A round of testing in July revealed 13 additional positive cases in his dorm, including his new bunkmate, who had arrived in June to replace the first bunkmate who left after catching the virus. O’Brien says this new bunkmate was exhibiting symptoms for weeks prior to being tested — constantly coughing and sweating profusely — but he was not isolated until his results came back positive. Once the 13 positive cases were moved out, 15 formerly positive people were moved into the dorm to replace them. Another test in early August, too, resulted in seven new positive cases being shuffled out of O’Brien’s dorm.

The result of the facility’s piecemeal and largely unexplained mitigation measures has been the festering of low-level paranoia in the dorms. O’Brien avoids the many inmates who cough and sneeze regularly, and he eyes the formerly positive cases that get moved into his dorm with suspicion. “They’re not completely healed,” he told me. “I don’t know if you’re ever completely healed.”

A California legislator called it “the worst prison health screw-up in state history.”

Suspicion of prison authorities is even more acute.

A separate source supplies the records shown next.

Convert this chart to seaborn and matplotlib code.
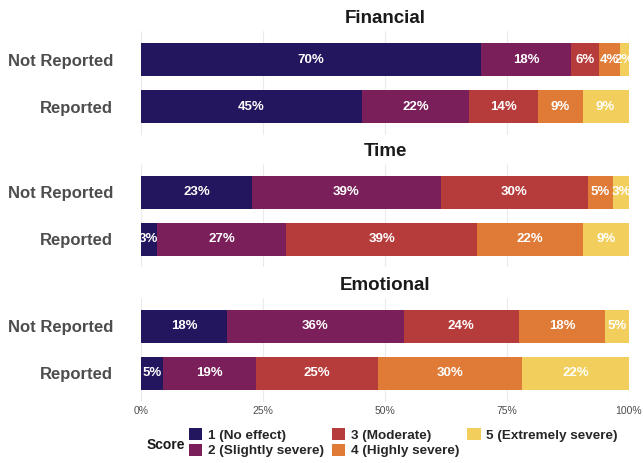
import pandas as pd
import seaborn as sns
import matplotlib.pyplot as plt
from matplotlib.patches import Patch

# データ（図から読み取った割合 %）
facets = ['Financial', 'Time', 'Emotional']
groups = ['Not Reported', 'Reported']
scores = ['1 (No effect)', '2 (Slightly severe)', '3 (Moderate)',
          '4 (Highly severe)', '5 (Extremely severe)']

financial_not = [69.7, 18.4, 5.7, 4.3, 1.9]
financial_rep = [45.3, 21.9, 14.1, 9.2, 9.4]
time_not = [22.7, 38.7, 30.1, 5.2, 3.3]
time_rep = [3.2, 26.6, 39.1, 21.7, 9.4]
emotional_not = [17.6, 36.2, 23.6, 17.7, 4.9]
emotional_rep = [4.6, 18.9, 25.0, 29.6, 21.9]

palette = ['#24165E', '#7A1F5A', '#B63C3B', '#E07B37', '#F2CF5C']

values = {
    'Financial': [financial_not, financial_rep],
    'Time': [time_not, time_rep],
    'Emotional': [emotional_not, emotional_rep],
}

sns.set_theme(style='white')
plt.rcParams['font.family'] = ['Liberation Sans', 'DejaVu Sans']

fig = plt.figure(figsize=(6.43, 4.63), dpi=100)

# パネル位置（ピクセル → 比率）
W, H = 643, 463
left, width = 141 / W, 488 / W
panel_h = 103.4 / H
tops = [31.3, 164.0, 298.2]

for i, facet in enumerate(facets):
    ax = fig.add_axes([left, 1 - (tops[i] + 103.4) / H, width, panel_h])
    rows = []
    for g, vals in zip(groups, values[facet]):
        for s, v in zip(scores, vals):
            rows.append({'group': g, 'score': s, 'value': v})
    df = pd.DataFrame(rows)
    df['cum'] = df.groupby('group')['value'].cumsum()

    # 積み上げ：累積値を大きい順に重ねて描く
    for s, c in reversed(list(zip(scores, palette))):
        sub = df[df['score'] == s]
        sns.barplot(data=sub, x='cum', y='group', order=groups, orient='h',
                    color=c, width=0.7, saturation=1, ax=ax, linewidth=0)

    # ラベル
    for _, r in df.iterrows():
        y = groups.index(r['group'])
        ax.text(r['cum'] - r['value'] / 2, y, f"{round(r['value']):.0f}%",
                ha='center', va='center', color='white', fontsize=9.5,
                fontweight='bold')

    ax.set_xlim(0, 100)
    ax.set_ylim(1.6, -0.6)
    ax.set_xticks([0, 25, 50, 75, 100])
    ax.grid(axis='x', color='#EBEBEB', linewidth=0.8)
    ax.set_axisbelow(True)
    for sp in ax.spines.values():
        sp.set_visible(False)
    ax.set_xlabel('')
    ax.set_ylabel('')
    ax.set_title(facet, fontsize=13.5, fontweight='bold', color='#1A1A1A', pad=6)
    ax.tick_params(axis='y', length=0, pad=20, labelsize=12, labelcolor='#4D4D4D')
    for t in ax.get_yticklabels():
        t.set_fontweight('bold')
    if i < 2:
        ax.tick_params(axis='x', length=0, labelbottom=False)
    else:
        ax.set_xticklabels(['0%', '25%', '50%', '75%', '100%'])
        ax.tick_params(axis='x', length=0, labelsize=7.5, labelcolor='#4D4D4D', pad=3)

# 凡例
handles = [Patch(facecolor=c, edgecolor='none') for c in palette]
fig.legend(handles, scores, ncol=3, loc='upper left',
           bbox_to_anchor=(189 / W, 1 - 428 / H), frameon=False,
           prop={'size': 9.7, 'weight': 'bold'}, handlelength=1.0,
           handleheight=1.0, handletextpad=0.4, columnspacing=0.6,
           labelspacing=0.15, borderpad=0, borderaxespad=0)
fig.text(147 / W, 1 - 445 / H, 'Score', fontsize=10, fontweight='bold',
         color='#1A1A1A', va='center', ha='left')

plt.savefig('out.png', dpi=100)
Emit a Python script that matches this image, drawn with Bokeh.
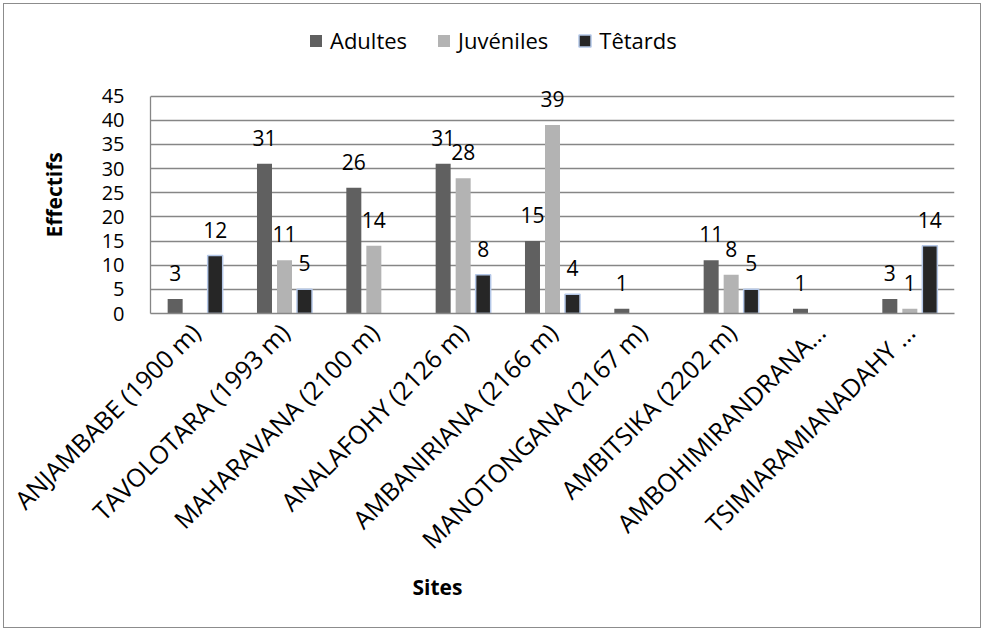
import math

from bokeh.core.properties import value
from bokeh.embed import file_html
from bokeh.models import (ColumnDataSource, FactorRange, LabelSet, Legend,
                          LegendItem, Range1d, Title)
from bokeh.plotting import figure
from bokeh.resources import INLINE
from bokeh.transform import dodge

# ---- data -------------------------------------------------------------
sites = [
    "ANJAMBABE (1900 m)",
    "TAVOLOTARA (1993 m)",
    "MAHARAVANA (2100 m)",
    "ANALAFOHY (2126 m)",
    "AMBANIRIANA (2166 m)",
    "MANOTONGANA (2167 m)",
    "AMBITSIKA (2202 m)",
    "AMBOHIMIRANDRANA…",
    "TSIMIARAMIANADAHY …",
]
adultes = [3, 31, 26, 31, 15, 1, 11, 1, 3]
juveniles = [0, 11, 14, 28, 39, 0, 8, 0, 1]
tetards = [12, 5, 0, 8, 4, 0, 5, 0, 14]
series_names = ["Adultes", "Juvéniles", "Têtards"]
y_ticks = [0, 5, 10, 15, 20, 25, 30, 35, 40, 45]

# ---- styling ----------------------------------------------------------
FONT = "Open Sans"
GRID = "#868686"
fills = ["#606060", "#b3b3b3", "#262626"]
outlines = [None, None, "#b4c7e7"]
offsets = [-0.224, 0.0, 0.224]
BAR_W = 0.168

# the frame reaches up to the legend row; the value axis stops at 45
p = figure(
    width=978, height=625,
    x_range=FactorRange(*sites),
    y_range=Range1d(0, 59.6),
    output_backend="svg", toolbar_location=None,
    min_border_left=146, min_border_right=28,
    min_border_top=21, min_border_bottom=316,
    styles={"border": "1px solid #8c8c8c", "margin": "3px"},
)
p.outline_line_color = None
p.background_fill_color = "white"
p.border_fill_color = "white"

p.xgrid.grid_line_color = None
p.ygrid.grid_line_color = GRID
p.ygrid.grid_line_width = 1.3

p.yaxis.ticker = y_ticks
p.yaxis.bounds = (0, 45)
p.yaxis.major_tick_out = 0
p.yaxis.major_tick_in = 0
p.yaxis.minor_tick_out = 0
p.yaxis.minor_tick_in = 0
p.yaxis.axis_line_color = GRID
p.yaxis.axis_line_width = 1.3
p.yaxis.major_label_standoff = 26
p.yaxis.major_label_text_font = FONT
p.yaxis.major_label_text_font_size = "20px"
p.yaxis.major_label_text_color = "black"

p.xaxis.major_tick_out = 0
p.xaxis.major_tick_in = 0
p.xaxis.axis_line_color = GRID
p.xaxis.axis_line_width = 1.3
p.xaxis.major_label_orientation = math.pi / 4
p.xaxis.major_label_standoff = 14
p.xaxis.major_label_text_font = FONT
p.xaxis.major_label_text_font_size = "25px"
p.xaxis.major_label_text_color = "black"

# ---- bars and value labels ----------------------------------------------
legend_items = []
for name, vals, fill, edge, off in zip(series_names, [adultes, juveniles, tetards],
                                       fills, outlines, offsets):
    keep = [(s, v) for s, v in zip(sites, vals) if v > 0]
    src = ColumnDataSource(dict(site=[k[0] for k in keep],
                                val=[k[1] for k in keep],
                                txt=[str(k[1]) for k in keep]))
    xs = dodge("site", off, range=p.x_range)
    r = p.vbar(x=xs, top="val", width=BAR_W, source=src,
               fill_color=fill,
               line_color=edge if edge else None,
               line_width=1.5 if edge else 0)
    legend_items.append(LegendItem(label=name, renderers=[r]))
    p.add_layout(LabelSet(x=xs, y="val", text="txt", source=src,
                          y_offset=26, text_align="center",
                          text_baseline="middle",
                          text_font=value(FONT), text_font_size="21px",
                          text_color="black"))

legend = Legend(items=legend_items, orientation="horizontal",
                location=(158, 258),
                label_text_font=FONT, label_text_font_size="22px",
                label_text_color="black",
                glyph_width=15, glyph_height=15,
                label_standoff=7, spacing=29,
                padding=0, margin=0,
                border_line_color=None, background_fill_alpha=0)
p.add_layout(legend)

# ---- axis titles ------------------------------------------------------
p.add_layout(Title(text="Effectifs", align="left", offset=76, standoff=62,
                   text_font=FONT, text_font_size="21px",
                   text_font_style="bold", text_color="black"), "left")
p.add_layout(Title(text="Sites", align="left", offset=262, standoff=0,
                   text_font=FONT, text_font_size="21px",
                   text_font_style="bold", text_color="black"), "below")

open("out.html", "w").write(file_html(p, INLINE))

More than once, O’Brien has told me that he thinks the corrections department’s goal is to expose everyone to the virus. Menefield was slightly more circumspect. “Given all of these facts, either staff were grossly incompetent in handling this crisis, or they did this intentionally,” he told me.

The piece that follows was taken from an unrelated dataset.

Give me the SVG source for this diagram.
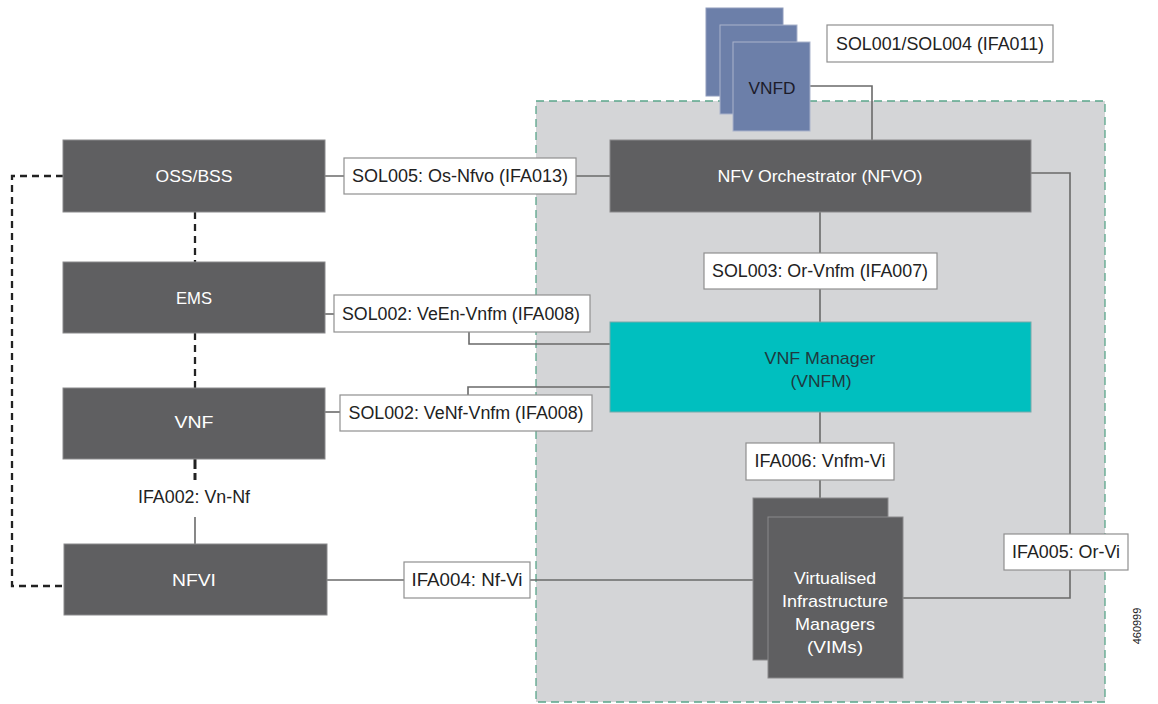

CIM’s internal coronavirus policies have received relatively little publicity, but CDCR’s transfer of hundreds of inmates from CIM to other facilities without timely testing in late May was widely condemned after it caused the outbreak at San Quentin. One California legislator called it “the worst prison health screw-up in state history.” As a result, CDCR’s chief medical director was demoted to an advisory role in early July.

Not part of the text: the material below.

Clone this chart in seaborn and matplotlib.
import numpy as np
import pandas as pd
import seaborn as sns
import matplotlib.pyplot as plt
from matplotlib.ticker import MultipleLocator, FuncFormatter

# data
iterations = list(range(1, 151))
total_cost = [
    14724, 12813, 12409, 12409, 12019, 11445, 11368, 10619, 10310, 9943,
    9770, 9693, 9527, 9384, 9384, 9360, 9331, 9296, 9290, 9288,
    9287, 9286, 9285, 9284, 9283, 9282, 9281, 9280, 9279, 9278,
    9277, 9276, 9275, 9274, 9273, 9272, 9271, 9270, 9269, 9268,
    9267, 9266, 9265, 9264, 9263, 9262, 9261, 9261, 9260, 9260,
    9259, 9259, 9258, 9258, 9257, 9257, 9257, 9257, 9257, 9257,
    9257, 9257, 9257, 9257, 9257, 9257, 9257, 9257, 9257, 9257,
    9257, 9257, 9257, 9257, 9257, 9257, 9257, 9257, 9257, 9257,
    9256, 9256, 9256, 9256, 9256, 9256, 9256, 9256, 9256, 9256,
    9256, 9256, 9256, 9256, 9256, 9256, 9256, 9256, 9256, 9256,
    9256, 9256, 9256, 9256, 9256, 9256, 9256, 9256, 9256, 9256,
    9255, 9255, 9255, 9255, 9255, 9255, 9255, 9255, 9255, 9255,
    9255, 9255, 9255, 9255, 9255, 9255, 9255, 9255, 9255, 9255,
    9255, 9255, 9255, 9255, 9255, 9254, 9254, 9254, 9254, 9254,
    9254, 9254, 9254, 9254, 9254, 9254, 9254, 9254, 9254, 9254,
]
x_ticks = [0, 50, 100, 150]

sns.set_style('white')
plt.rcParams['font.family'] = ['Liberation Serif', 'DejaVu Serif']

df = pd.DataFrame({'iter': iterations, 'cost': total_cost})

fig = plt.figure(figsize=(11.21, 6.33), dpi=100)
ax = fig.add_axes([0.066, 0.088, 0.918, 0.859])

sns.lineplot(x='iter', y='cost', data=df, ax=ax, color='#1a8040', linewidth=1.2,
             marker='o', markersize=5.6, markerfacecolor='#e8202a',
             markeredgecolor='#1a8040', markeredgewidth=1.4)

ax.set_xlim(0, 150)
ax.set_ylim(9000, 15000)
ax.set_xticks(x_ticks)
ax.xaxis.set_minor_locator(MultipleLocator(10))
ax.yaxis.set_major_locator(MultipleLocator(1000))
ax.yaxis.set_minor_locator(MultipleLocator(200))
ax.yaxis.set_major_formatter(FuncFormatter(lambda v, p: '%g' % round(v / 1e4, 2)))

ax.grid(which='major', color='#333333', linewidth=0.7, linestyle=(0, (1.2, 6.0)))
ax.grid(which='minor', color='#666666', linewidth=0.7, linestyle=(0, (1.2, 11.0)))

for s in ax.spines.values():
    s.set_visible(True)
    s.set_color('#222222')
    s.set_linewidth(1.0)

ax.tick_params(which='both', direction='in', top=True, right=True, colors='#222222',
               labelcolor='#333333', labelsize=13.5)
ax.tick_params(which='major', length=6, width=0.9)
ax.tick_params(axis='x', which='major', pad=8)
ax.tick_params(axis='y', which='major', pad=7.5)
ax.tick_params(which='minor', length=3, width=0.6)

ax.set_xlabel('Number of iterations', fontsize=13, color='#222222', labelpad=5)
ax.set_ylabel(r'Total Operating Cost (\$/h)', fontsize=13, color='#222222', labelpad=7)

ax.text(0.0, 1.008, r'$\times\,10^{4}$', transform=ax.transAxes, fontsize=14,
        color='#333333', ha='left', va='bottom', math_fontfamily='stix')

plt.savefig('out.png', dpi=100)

O’Brien points to this ousting as acknowledgment that the system is not taking appropriate measures to keep him and thousands of others incarcerated at CIM safe. But it has changed little about the day-to-day operation of the facility. The paranoia caused by the ongoing outbreak has been blunted by the continuing banality of a regimented daily life spent between the crowded dormitory and the spartan yard. The summer heat makes the air in the dorm even more stifling than usual: It’s cooled only by fans, not air conditioning, and the exhaust vent on O’Brien’s side of the building is broken. So when things start to get unbearable just after noon, he puts his head under a faucet and goes out into the yard to sit in the shade of one of the trees. He’s not as hopeful as he was when he first arrived at CIM, but he can still see the cars zooming by on Central Avenue, reminding him of what it might be like to be free — and to be able to finally prioritize his own safety the way he sees fit. He’s learned in prison that nobody else will.